Wednesday, February 25

whatever it was...

whatever it was
it started on October 1 2008
and ended February 15 2009
something happened on the 15th.

I wish I could wear the uniform again.
I would go to Iraq in a heartbeat.

The only proof I have is what I am capable of.
I don't think this is going to be resolved without conflict.

Moving around in four dimensions does something.
Its an actualization.

I know you think there is no such thing as the real world.
I know you think men that do this are angry at women.
but it has moved beyond that now.
The only proof I have is what I am capable of.
Can brinkmanship cease for a moment?

Maybe I am angry at women
but that doesn't change anything.
I have still done something unallowed.
I praise her.
She could of got me kicked out the program,
but she didn't.
I probably wouldn't have graduated without them.

A program crashes when it does something unallowed.
I am free to do all sorts of unallowed stuff.

It is not just Dave's little world.
Dave has done something unallowed.

Ok I admit it
I have anger and resentment towards women.
I don't know how this shit started.
I just feel like everyone is lying to me.

I have performed an illegal operation.
I need to shut down.
Thou shall not suffer a witch to live.

I don't blame my mother.
I blame the dish detergent and the Clorox.
They have a good 2009
and they don't want me to shut down.

God forbid it be the dish detergent and the Clorox.
Somebody is getting something out of this.
I have performed an illegal operation.
I need to shut down.

They are Newtonian.
They don't understand what I am trying to tell them.
Cause and effect can get mixed up on this medicine,
but they won't listen to me.

What can I do?
I know what it is doing to me,
but they are forcing me to take it.
and I am never going to successfully sue Google.
All I have is this damn blog.
Future generations are going to know who was responsible for this.

Now they want to blame Actifed.

I am sorry.
Cause and effect has gotten screwed up with me.

I have had a fatal error.

I just don't recall anything,
God damn it!

I had all sorts of girl friends.
Then I met her and everything went to hell.

I don't have to do it anymore if I don't want to,
and I like it that way.

I don't know where I got this attitude about sex.
I don't know what I am supposed to do about it.

Other singularities don't go bang.
What made the big bang singularity go bang?

A singularity went bang somewhere people.
There are billions of them and nobody knows why one went bang.
I know people specialize and can't know everything,
but I talk to them about the big bang,
and they are like "Is that a good explosion or a bad explosion."
They have gotten a little ahead of themselves.

They think the world exists inside a woman's heart.
They think sex holds the world together.
They think men created the stars to entertain themselves.
They think men are superimposed.
I am telling you, they are nuts.

They think men that do this are angry at women.
They are going to see me that way forever,
whether I am right or wrong.
There is nothing I can say or do to change their mind.

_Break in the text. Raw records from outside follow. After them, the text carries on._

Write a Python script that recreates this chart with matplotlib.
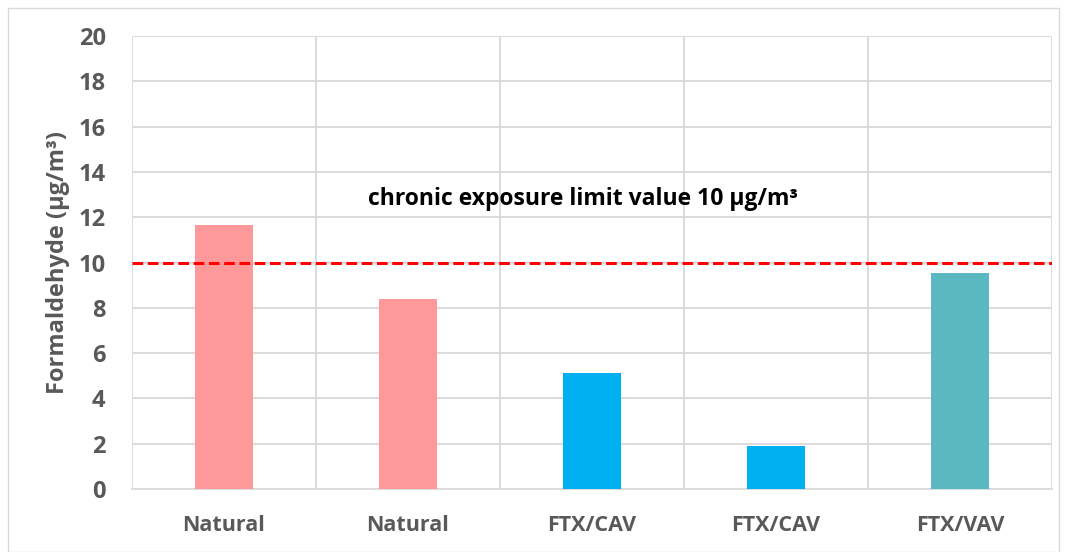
import matplotlib.pyplot as plt
from matplotlib.patches import Rectangle

categories = ["Natural", "Natural", "FTX/CAV", "FTX/CAV", "FTX/VAV"]
formaldehyde = [11.65, 8.4, 5.1, 1.9, 9.55]
bar_colors = ["#FF9999", "#FF9999", "#00B0F0", "#00B0F0", "#5BB8C0"]
limit_value = 10
yticks = list(range(0, 21, 2))

plt.rcParams['font.family'] = ['Open Sans', 'DejaVu Sans']
plt.rcParams['font.weight'] = 'bold'

fig = plt.figure(figsize=(10.67, 5.52), dpi=100)
fig.patches.append(Rectangle((8 / 1067, 0.0), 1 - 16 / 1067, 1 - 8 / 552,
                             transform=fig.transFigure, fill=False,
                             edgecolor="#D9D9D9", linewidth=1))
ax = fig.add_axes([132 / 1067, 1 - 489 / 552, 920 / 1067, 453 / 552])

x = range(len(categories))
ax.bar(x, formaldehyde, width=0.315, color=bar_colors, zorder=3)
ax.axhline(limit_value, color="red", linestyle=(0, (3.5, 1.5)), linewidth=2.2, zorder=4)
ax.text(1.95, 12.8, "chronic exposure limit value 10 µg/m³",
        ha="center", va="center", fontsize=16.5, fontweight="bold", color="black", zorder=5)

ax.set_xlim(-0.5, len(categories) - 0.5)
ax.set_ylim(0, 20)
ax.set_yticks(yticks)
ax.set_xticks(list(x))
ax.set_xticklabels(categories)
ax.set_xticks([i + 0.5 for i in range(-1, len(categories))], minor=True)
ax.grid(axis="y", color="#D9D9D9", linewidth=1.3, zorder=0)
ax.grid(axis="x", which="minor", color="#D9D9D9", linewidth=1.3, zorder=0)
ax.tick_params(axis="both", which="both", length=0, labelcolor="#595959")
ax.tick_params(axis="x", labelsize=15.5, pad=19)
ax.tick_params(axis="y", labelsize=17, pad=19)
for s in ["top", "right", "left"]:
    ax.spines[s].set_visible(False)
ax.spines["bottom"].set_color("#D9D9D9")
ax.spines["bottom"].set_linewidth(1.3)

ax.set_ylabel("Formaldehyde (µg/m³)", fontsize=17, fontweight="bold",
              color="#595959", labelpad=6)

fig.savefig("out.png", dpi=100)
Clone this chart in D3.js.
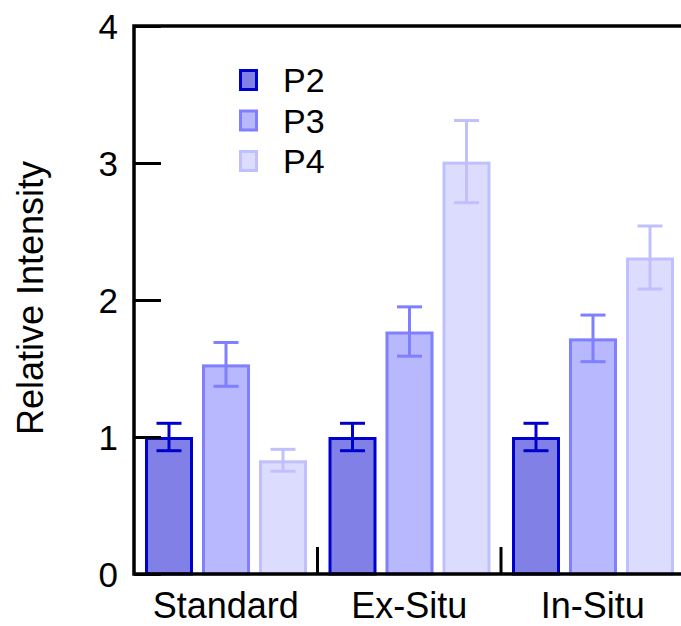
<!DOCTYPE html>
<html>
<head>
<meta charset="utf-8">
<script src="https://cdn.jsdelivr.net/npm/d3@7"></script>
<style>
  html, body { margin: 0; padding: 0; background: #fff; }
  svg { display: block; font-family: "Liberation Sans", Arial, sans-serif; }
</style>
</head>
<body>
<svg id="chart" width="681" height="626"></svg>
<script>
// ---- data ----
const categories = ["Standard", "Ex-Situ", "In-Situ"];
const seriesNames = ["P2", "P3", "P4"];
const p2Values = [1.0, 1.0, 1.0];
const p3Values = [1.53, 1.77, 1.72];
const p4Values = [0.83, 3.01, 2.31];
const p2Errors = [0.10, 0.10, 0.10];
const p3Errors = [0.16, 0.18, 0.17];
const p4Errors = [0.08, 0.30, 0.23];
const yTicks = [0, 1, 2, 3, 4];
const yTitle = "Relative Intensity";

const fills = ["#8080e6", "#b8b8ff", "#dcdcff"];
const strokes = ["#0000cc", "#7f7fff", "#c0c0ff"];

(function () {
const valuesBySeries = [p2Values, p3Values, p4Values];
const errorsBySeries = [p2Errors, p3Errors, p4Errors];
const rows = [];
categories.forEach((c, ci) => {
  seriesNames.forEach((s, si) => {
    rows.push({ cat: c, series: s, si, value: valuesBySeries[si][ci], err: errorsBySeries[si][ci] });
  });
});

const svg = d3.select("#chart");
const mLeft = 134, mTop = 26, mBottom = 574, groupW = 183.5;
const mRight = mLeft + categories.length * groupW;

const x = d3.scaleBand().domain(categories).range([mLeft, mRight]).padding(0);
const xs = d3.scaleBand().domain(seriesNames).range([11, 173]).paddingInner(9 / 57).paddingOuter(0);
const y = d3.scaleLinear().domain([0, 4]).range([mBottom, mTop]);

const sw = 3;
// bars
svg.append("g").selectAll("rect").data(rows).join("rect")
  .attr("x", d => x(d.cat) + xs(d.series) + sw / 2)
  .attr("width", xs.bandwidth() - sw)
  .attr("y", d => y(d.value) + sw / 2)
  .attr("height", d => y(0) - y(d.value) - sw / 2)
  .attr("fill", d => fills[d.si])
  .attr("stroke", d => strokes[d.si])
  .attr("stroke-width", sw);

// error bars
const eb = svg.append("g").selectAll("g").data(rows).join("g")
  .attr("stroke", d => strokes[d.si])
  .attr("stroke-width", 3)
  .attr("fill", "none");
const cx = d => x(d.cat) + xs(d.series) + xs.bandwidth() / 2;
const capW = 12.5;
eb.append("line")
  .attr("x1", cx).attr("x2", cx)
  .attr("y1", d => y(d.value + d.err)).attr("y2", d => y(d.value - d.err));
eb.append("line")
  .attr("x1", d => cx(d) - capW).attr("x2", d => cx(d) + capW)
  .attr("y1", d => y(d.value + d.err)).attr("y2", d => y(d.value + d.err));
eb.append("line")
  .attr("x1", d => cx(d) - capW).attr("x2", d => cx(d) + capW)
  .attr("y1", d => y(d.value - d.err)).attr("y2", d => y(d.value - d.err));

// frame
const axisW = 3.5;
svg.append("rect")
  .attr("x", mLeft).attr("y", mTop)
  .attr("width", mRight - mLeft).attr("height", mBottom - mTop)
  .attr("fill", "none").attr("stroke", "#000").attr("stroke-width", axisW);

// y axis ticks (inward) + labels
const yAxis = d3.axisLeft(y).tickValues(yTicks).tickFormat(d3.format("d")).tickSizeInner(-27).tickSizeOuter(0).tickPadding(16);
const gy = svg.append("g").attr("transform", `translate(${mLeft},0)`).call(yAxis);
gy.select(".domain").remove();
gy.selectAll(".tick line").attr("stroke", "#000").attr("stroke-width", 3);
gy.selectAll(".tick text").attr("font-size", 35).attr("fill", "#000")
  .attr("font-family", "Liberation Sans, Arial, sans-serif").attr("dy", "0.36em");

// x axis labels
const xAxis = d3.axisBottom(x).tickSize(0).tickPadding(0);
const gx = svg.append("g").attr("transform", `translate(0,${mBottom})`).call(xAxis);
gx.select(".domain").remove();
gx.selectAll(".tick text").attr("font-size", 36).attr("fill", "#000")
  .attr("font-family", "Liberation Sans, Arial, sans-serif")
  .attr("dy", null).attr("y", 44).attr("dx", "0");

// group dividers (inward ticks on x axis)
svg.append("g").selectAll("line").data(categories.slice(1)).join("line")
  .attr("x1", d => x(d)).attr("x2", d => x(d))
  .attr("y1", mBottom).attr("y2", mBottom - 27)
  .attr("stroke", "#000").attr("stroke-width", 3);

// y title
svg.append("text")
  .attr("transform", `translate(43,298) rotate(-90)`)
  .attr("text-anchor", "middle")
  .attr("font-size", 36)
  .attr("fill", "#000")
  .text(yTitle);

// legend
const legend = svg.append("g").selectAll("g").data(seriesNames).join("g")
  .attr("transform", (d, i) => `translate(239,${80 + i * 40.5})`);
legend.append("rect")
  .attr("x", 1.5).attr("y", -9.5).attr("width", 16).attr("height", 19)
  .attr("fill", (d, i) => fills[i]).attr("stroke", (d, i) => strokes[i]).attr("stroke-width", 3);
legend.append("text")
  .attr("x", 44).attr("y", 0).attr("dy", "0.36em")
  .attr("font-size", 34).attr("fill", "#000")
  .text(d => d);
})();
</script>
</body>
</html>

If you understood better what it is supposed to be used for
you might have a different opinion.

I have freed my mind.
I was backwards.
I am on the other side of that mess now.
If that is being angry at women so be it.

My life has split into before and after.

She was only the third girl I ever asked out.
I knew that summer
if she got away from me it would be a disaster.

I didn't know it was a mountain.

I don't mean to hurt women.
I don't mean to make them cry.
I just don't buy into the same shit everyone else does.

I keep losing them forever and it hurts.